Got this email today. It appears they will keep it functioning through 2021 just not allowing new signups.


----------



## Hoosier (Jun 12, 2018)

@Gilley11 I'm experimenting with:
-Flowx (good for radar tracking, especially on road trips/motorcycle rides to see if I'll hit any weather along the route, but not good for a current snapshot)
-Foreca (Ok, but I prefer line graphs for temperature and precipitation %/in)
-weawow (has all the graphs and stuff, will probably settle on this if it turns out to be accurate for my location)
-Yr (also has graphs/clean interface. Norwegian app, but pulls from other/local sources, so not sure on accuracy)

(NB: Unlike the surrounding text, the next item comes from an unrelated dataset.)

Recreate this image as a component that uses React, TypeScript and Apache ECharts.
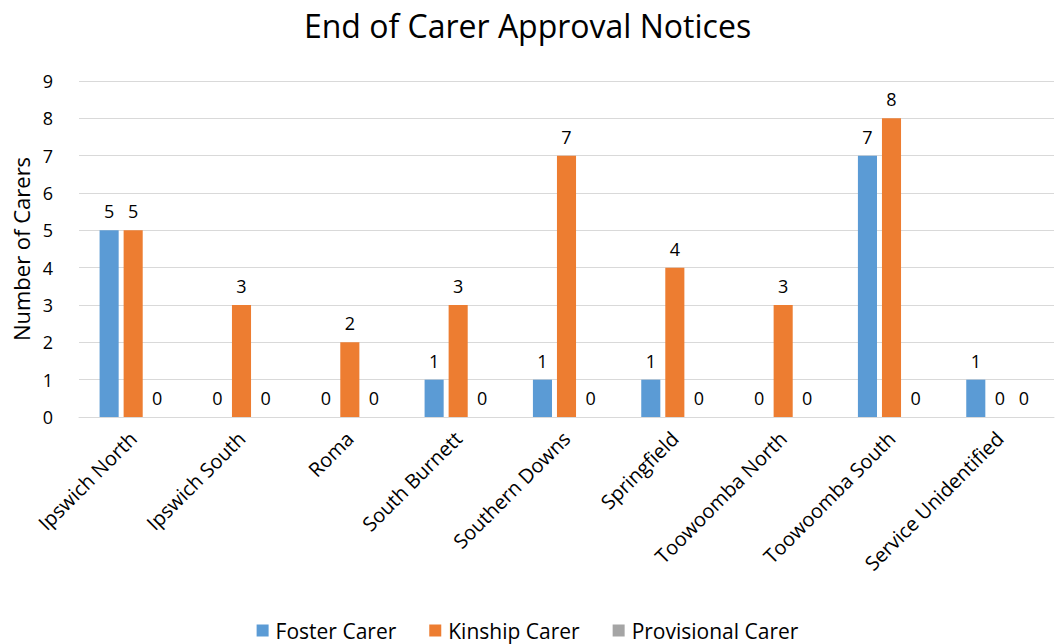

Once I settle on one, will get the paid version to get rid of adds, as I did with Dark Sky.


----------



## g-man (Jun 15, 2017)

@TonyC and @gm560 . An idea I had was to use the API from openweathermap to get current data. Run it every 30min to a sheet and then at 11:55pm, run one that gets the min, max temps for that day and move it to the history. Thoughts?


----------



## gm560 (Feb 22, 2018)

g-man said:


> @TonyC and @gm560 . An idea I had was to use the API from openweathermap to get current data. Run it every 30min to a sheet and then at 11:55pm, run one that gets the min, max temps for that day and move it to the history. Thoughts?


That would work for sure. That is bascially what I planned on doing, but to the NWS API. Reason being its pretty much free use since we all pay for it. Not sure about the TOC on openweathermap.

The hurdle is how to automatically run a job periodically to hit the api, parse the data, and write it to whatever persistence layer, whether a google sheet, file, or database. In the past I have stood up a $5 VPS server at Digital Ocean and wrote a cronjob to do these kinds of tasks, but I was thinking of exploring one of the new serverless providers (Amazon Lambda, or some other free version).


----------



## TonyC (May 17, 2018)

gm560 said:


> g-man said:
> 
> 
> > @TonyC and @gm560 . An idea I had was to use the API from openweathermap to get current data. Run it every 30min to a sheet and then at 11:55pm, run one that gets the min, max temps for that day and move it to the history. Thoughts?
> ...


I posted this on the other sheet thread, we might be best to use Google Sheet's ImportHTML to scrape tables from websites.


----------



## gm560 (Feb 22, 2018)

TonyC said:


> gm560 said:
> 
> 
> > g-man said:
> ...


TBH I'm not super familiar with Google Sheets or the webscraping functionality. But it could certainly sounds like it could work. After I saw gmans post, I went back though my computer. I wrote a Jupyter Notebook (python) in the past to pull from NWS, convert the response to a table and write it to a csv. I am reading up right now if there is a way to just deploy that Notebook and have it run periodically. I would add something to write the CSV to a S3 bucket.


----------



## g-man (Jun 15, 2017)

@gm560 I run jobs using Google scripts (free). You set it to as often as you want. I don't love the html because it goes crazy when they update the code. I need to check the nws api.


----------



## gm560 (Feb 22, 2018)

g-man said:


> @gm560 I run jobs using Google scripts (free). You set it to as often as you want. I don't love the html because it goes crazy when they update the code. I need to check the nws api.


Cool, I didn't know they provided the ability to run a job without manually kicking it off.


----------



## Coach8 (Feb 28, 2017)

I wonder how that will affect the GreenKeeper website as this is what they use for GDD.


----------